Las experiencias de Paul Hindemith (1895-1963) como soldado durante la Primera Guerra Mundial determinaron la eclosión de su lenguaje como compositor. Una forma de superar la artesanía en que, según sus palabras, había derivado el arte, para crear algo genuino y verdadero. Y en el paso desde el posromántico Cuarteto de cuerda n° 2, op. 10, escrito durante la contienda, a sus sonatas del op. 11, Hindemith dio su primera muestra de un estilo verdaderamente individual. Una colección de seis obras, escritas entre 1917 y 1919, que arrancan con una sonata para violín solo (op. 11 nº 6) y dos sonatas para violín y piano (op. 11 nº 1 y 2), que siguen con una sonata para violonchelo (op. 11 n° 3) y desembocan en una sonata para viola y piano (op. 11 n° 4) junto a otra para viola sola (op. 11 n° 5). Esta evolución creativa tuvo, además, un reflejo en su faceta como intérprete. Hindemith se pasó del violín a la viola. Aunque era el concertino de la Ópera de Fráncfort, optó por asumir la parte de viola en el Cuarteto Rebner (después lo haría en el famoso Cuarteto Amar) durante un concierto dedicado a su música en el Verein für Theater- und Musikkultur (Sociedad de Cultura Teatral y Musical) de Fráncfort, en junio de 1919. 

Hindemith estrenó en esa velada su propia Sonata para viola y piano, op. 11 n° 4. Una composición bien recibida por la crítica que resaltó su “invención melódica, un sorprendente dominio de la forma junto a su poderoso ímpetu”. Se trata de una sonata admirablemente construida a partir de dos series de variaciones consecutivas precedidas por un breve movimiento inicial, libre y rapsódico, denominado fantasía. El conjunto de los tres movimientos se toca sin pausa y los dos últimos deben sonar como una única serie de variaciones, tal como indica el compositor en una nota inicial. De hecho, el finale muestra el asombroso dominio que tenía Hindemith de las estructuras clásicas, al conjugar la forma sonata con la continuación del tema con variaciones del movimiento anterior. Lo hace destilando una asombrosa variedad rítmica, elaboración melódica y refinado contrapunto con una amplia paleta armónica. Un estilo personal que llevó al lenguaje expresivo de la viola hacia una nueva dimensión. 

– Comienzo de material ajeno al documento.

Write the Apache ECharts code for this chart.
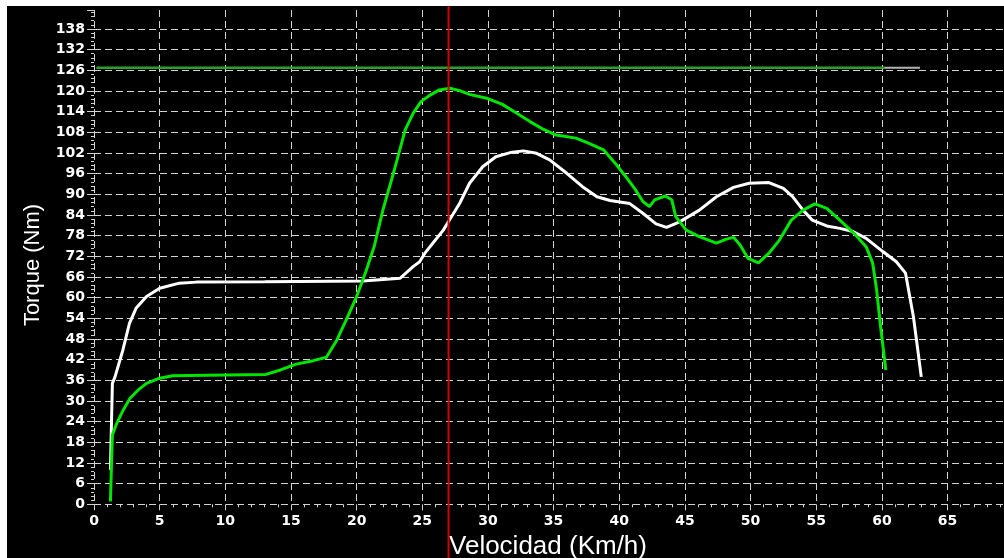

La contribución de violistas compositores, como Hindemith, o de grandes solistas, como Tertis y Primrose, hizo posible que la igualdad de la viola con el violín alcanzase plena expresión compositiva en el siglo XX. Lo demuestran los conciertos de William Walton (1929) y Bela Bartók (1945). Y en ese camino se ubica la última composición del disco: Concertstück para viola y piano, de George Enescu (1881-1955). Una pieza concertante escrita por el compositor rumano, en 1906, para el concurso de viola del Conservatorio de París, de cuyo jurado formó parte, entre 1904 y 1910. La obra fue encargada por Gabriel Fauré, como director de la institución, y está dedicada a su catedrático de viola, Théophile Laforge. Como toda obra obligada de un concurso, fomenta la resolución de ciertas destrezas técnicas en el instrumento. Es el caso de los intrincados pasajes floridos para la mano izquierda o el control del brazo derecho, tanto en amplios fraseos como en rápidos pasajes con golpes de arco. No obstante, Enescu se apoya en la calidad del sonido de la viola para exaltar sus posibilidades cantables y expresivas. Y lo hace con el perfume francés y el perfil rapsódico de composiciones para violín que tocaba y admiraba, como Poème, de Ernest Chausson.  

Pablo L. Rodríguez 

Joaquín Riquelme es desde 2010 miembro titular de la Orquesta Filarmónica de Berlín,
con la que ha realizado conciertos en las mejores salas y festivales del mundo, actuando
bajo la batuta de directores como Sir Simon Rattle, Kirill Petrenko, Claudio Abbado,
Mariss Jansons o Daniel Barenboim, entre muchos otros. Muy activo en música de
cámara, colabora habitualmente con músicos de la talla de Emmanuel Pahud, Daishin
Kashimoto, Christian Zacharias, Jörg Widmann, Hartmut Rohde, y con varios grupos de
la propia Berliner Philharmoniker, así como en dúo con Enrique Bagaría

Tras estudiar en Barcelona, París, Madrid y Munich, Enrique Bagaría ha recibido
numerosos galardones en concursos pianísticos: “El Primer Palau” y “María Canals” entre
ellos. En el apartado de música de cámara, destacan los dúos que forma con el violinista
Aitzol Iturriagagoitia y el violista Joaquín Riquelme. Asimismo, ha colaborado también
con nombres como el ]W[ Ensemble, formado por músicos de la Orquesta del Festival
de Lucerna, Elias String Quartet, Cuarteto Quiroga, Lucas Macías y un largo etcétera.